While not everyone takes on student loans, Rebell says debt can make it harder for borrowers to achieve other financial goals during their early earning years. (The average borrower spends 16 to 19 years repaying their student loans.)
The result is a timeline that looks very different from previous generations. Traditional milestones such as moving out, buying a home and becoming fully self-sufficient are increasingly happening later in life — if at all.
“Adulting used to be more linear and, in many ways, [easier] to make sense of for young people,” Rebell says.
More parents are also helping adult children cover major expenses or contributing money toward a starter home, she adds, effectively extending financial support well into adulthood. A recent TD Bank survey found that 67% of first-time homebuyers either received or plan to receive money from a family member.
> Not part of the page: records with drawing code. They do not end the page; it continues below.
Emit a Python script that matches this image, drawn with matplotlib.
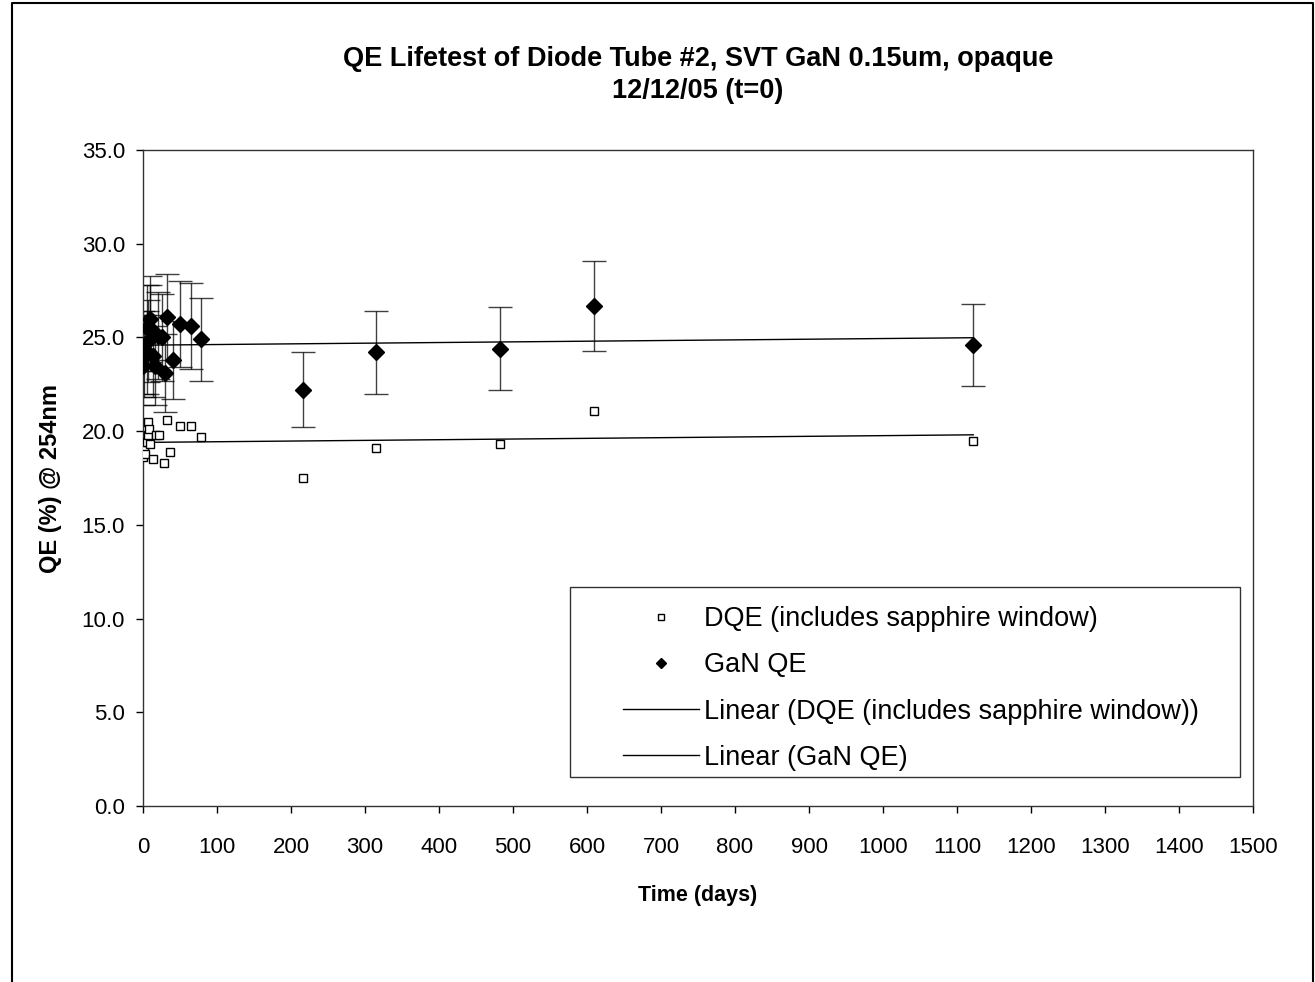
import numpy as np
import matplotlib.pyplot as plt
from matplotlib.lines import Line2D
from matplotlib.patches import Rectangle

plt.rcParams['font.family'] = ['Liberation Sans', 'DejaVu Sans']

# DQE (includes sapphire window)
dqe_days = [0, 0, 2, 3, 5, 7, 7, 8, 10, 14, 18, 22, 28, 32, 36, 50, 65, 78,
            216, 315, 483, 610, 1122]
dqe_vals = [18.6, 19.1, 19.0, 18.8, 19.4, 19.8, 20.5, 20.1, 19.3, 18.5, 19.8,
            19.8, 18.3, 20.6, 18.9, 20.3, 20.3, 19.7,
            17.5, 19.1, 19.3, 21.1, 19.5]

# GaN QE with error bars
gan_days = [0, 0, 2, 5, 5, 7, 10, 10, 14, 16, 20, 25, 30, 33, 40, 50, 65, 78,
            216, 315, 483, 610, 1122]
gan_vals = [23.5, 24.2, 24.0, 24.2, 25.5, 24.8, 26.0, 25.5, 24.0, 23.5, 25.1,
            25.0, 23.1, 26.1, 23.8, 25.7, 25.6, 24.9,
            22.2, 24.2, 24.4, 26.7, 24.6]
gan_err = [2.1, 2.2, 2.2, 2.2, 2.3, 2.2, 2.3, 2.3, 2.2, 2.1, 2.3,
           2.3, 2.1, 2.3, 2.1, 2.3, 2.3, 2.2,
           2.0, 2.2, 2.2, 2.4, 2.2]

W, H = 1315, 982
fig = plt.figure(figsize=(W / 100, H / 100), dpi=100)
ax = fig.add_axes([143 / W, 1 - 806 / H, 1110 / W, 656 / H])

ax.errorbar(gan_days, gan_vals, yerr=gan_err, fmt='none', ecolor='black',
            elinewidth=1.0, capsize=8.5, capthick=1.0, alpha=0.75, zorder=2)
ax.plot(dqe_days, dqe_vals, linestyle='none', marker='s', markersize=6,
        markerfacecolor='white', markeredgecolor='black',
        markeredgewidth=1.0, zorder=3)
ax.plot(gan_days, gan_vals, linestyle='none', marker='D', markersize=8,
        color='black', zorder=4)

# linear trendlines
for xs, ys in [(dqe_days, dqe_vals), (gan_days, gan_vals)]:
    k, b = np.polyfit(xs, ys, 1)
    xx = np.array([0, max(xs)])
    ax.plot(xx, k * xx + b, color='black', linewidth=1.0, zorder=1)

ax.set_xlim(0, 1500)
ax.set_ylim(0, 35)
ax.set_xticks(np.arange(0, 1501, 100))
ax.set_yticks(np.arange(0, 35.1, 5))
ax.set_yticklabels([f"{v:.1f}" for v in np.arange(0, 35.1, 5)])
ax.tick_params(direction='out', length=5, width=1, labelsize=16)
ax.tick_params(axis='x', pad=17)
ax.tick_params(axis='y', pad=8)
for s in ax.spines.values():
    s.set_linewidth(1.0)
    s.set_color('#333333')

ax.set_xlabel("Time (days)", fontsize=15.5, fontweight='bold', labelpad=20)
ax.set_ylabel("QE (%) @ 254nm", fontsize=17, fontweight='bold', labelpad=14)
fig.text(698 / W, 1 - 75 / H,
         "QE Lifetest of Diode Tube #2, SVT GaN 0.15um, opaque\n12/12/05 (t=0)",
         ha='center', va='center', fontsize=19.5, fontweight='bold',
         linespacing=1.35)

handles = [
    Line2D([], [], linestyle='none', marker='s', markersize=5,
           markerfacecolor='white', markeredgecolor='black'),
    Line2D([], [], linestyle='none', marker='D', markersize=5, color='black'),
    Line2D([], [], color='black', linewidth=1.0),
    Line2D([], [], color='black', linewidth=1.0),
]
labels = ["DQE (includes sapphire window)", "GaN QE",
          "Linear (DQE (includes sapphire window))", "Linear (GaN QE)"]
leg = ax.legend(handles, labels, loc='upper left',
                bbox_to_anchor=(623 / W, 1 - 606 / H),
                bbox_transform=fig.transFigure,
                fontsize=19.5, frameon=False, handlelength=2.8,
                handletextpad=0.2, labelspacing=0.75, borderpad=0,
                borderaxespad=0)
# legend box
fig.add_artist(Rectangle((570 / W, 1 - 777 / H), 670 / W, 190 / H,
                         transform=fig.transFigure, facecolor='none',
                         edgecolor='#333333', linewidth=1.0, zorder=5))

# figure border
fig.add_artist(Line2D([12 / W, 12 / W, 1313 / W, 1313 / W],
                      [0, 1 - 3 / H, 1 - 3 / H, 0],
                      transform=fig.transFigure, color='black', linewidth=1.5))

fig.savefig("out.png", dpi=100)
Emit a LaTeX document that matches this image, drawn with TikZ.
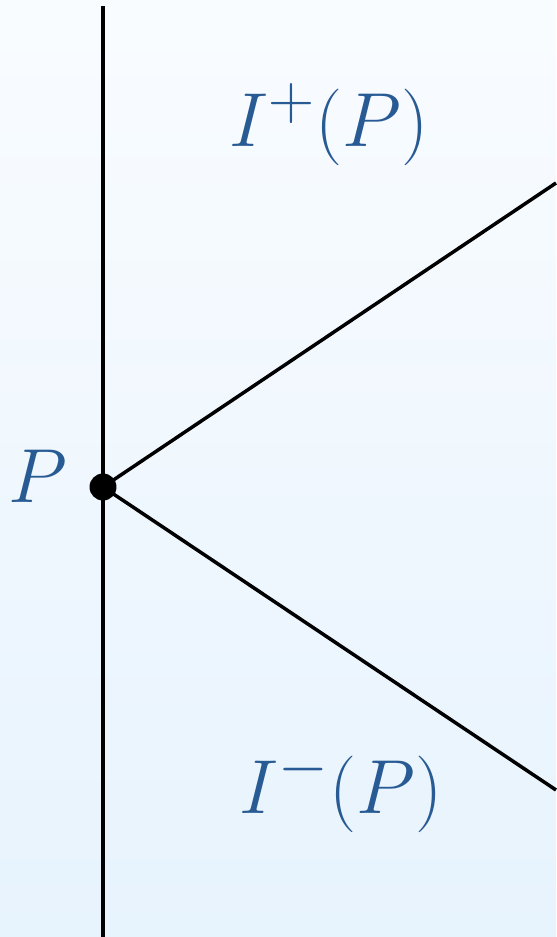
\documentclass[tikz,border=0pt]{standalone}
\usepackage{amsmath,amssymb}
\usetikzlibrary{positioning}
\definecolor{conelabel}{RGB}{40,90,148}
\definecolor{bgtop}{RGB}{249,252,255}
\definecolor{bgbot}{RGB}{231,243,253}

\begin{document}
\begin{tikzpicture}[x=0.315pt,y=-0.315pt,lbl/.style={text=conelabel,font=\Huge,inner sep=0pt,scale=0.97}]
  \useasboundingbox (0,0) rectangle (556,937);
  \shade[top color=bgtop,bottom color=bgbot] (0,0) rectangle (556,937);
  \coordinate (top) at (103,6);
  \coordinate (bot) at (103,937);
  \coordinate (P) at (103,487);
  \coordinate (fut) at (556,183);
  \coordinate (past) at (556,790);
  \draw[line width=1.3pt] (top)--(bot);
  \draw[line width=1.1pt] (P)--(fut);
  \draw[line width=1.1pt] (P)--(past);
  \fill (P) circle (4.25pt);
  \node[lbl,anchor=base] (Plabel) at (38,503) {$P$};
  \node[lbl,anchor=base] (Iplus) at (329,147) {$I^+(P)$};
  \node[lbl,anchor=base] (Iminus) at (341,813) {$I^-(P)$};
\end{tikzpicture}
\end{document}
Where People Are Earning With High-Yield Savings Accounts
Will you ever become financially independent? Maybe not
For some Americans, financial independence feels increasingly out of reach. Roughly 1 in 5 respondents in the Northwestern Mutual survey said they don’t expect to ever reach that goal, a sentiment that remained relatively consistent across generations.
Rebell says that perception may partly reflect changing expectations about what financial independence looks like.
“It may mean living a lifestyle that is not on the same economic level as their parents,” she adds. “It may mean more roommates than they would like. It may mean working in a job because the pay is higher and they get health insurance even if they don’t like it.”
While younger adults were more likely to report relying on parental support, the trend wasn’t limited to Gen Z and millennials. About one third of Gen Xers (born between 1965 and 1980) also said they consider themselves financially dependent on their parents, suggesting that monetary support between generations can stretch well into adulthood.
"This is a massive wake-up call for America," Jeff Sippel, chief strategy officer at Northwestern Mutual, said in a news release. “Boomers and Gen X have memories of their parents' retirement — grounded in defined benefits and pensions — and see that their path will look very different.”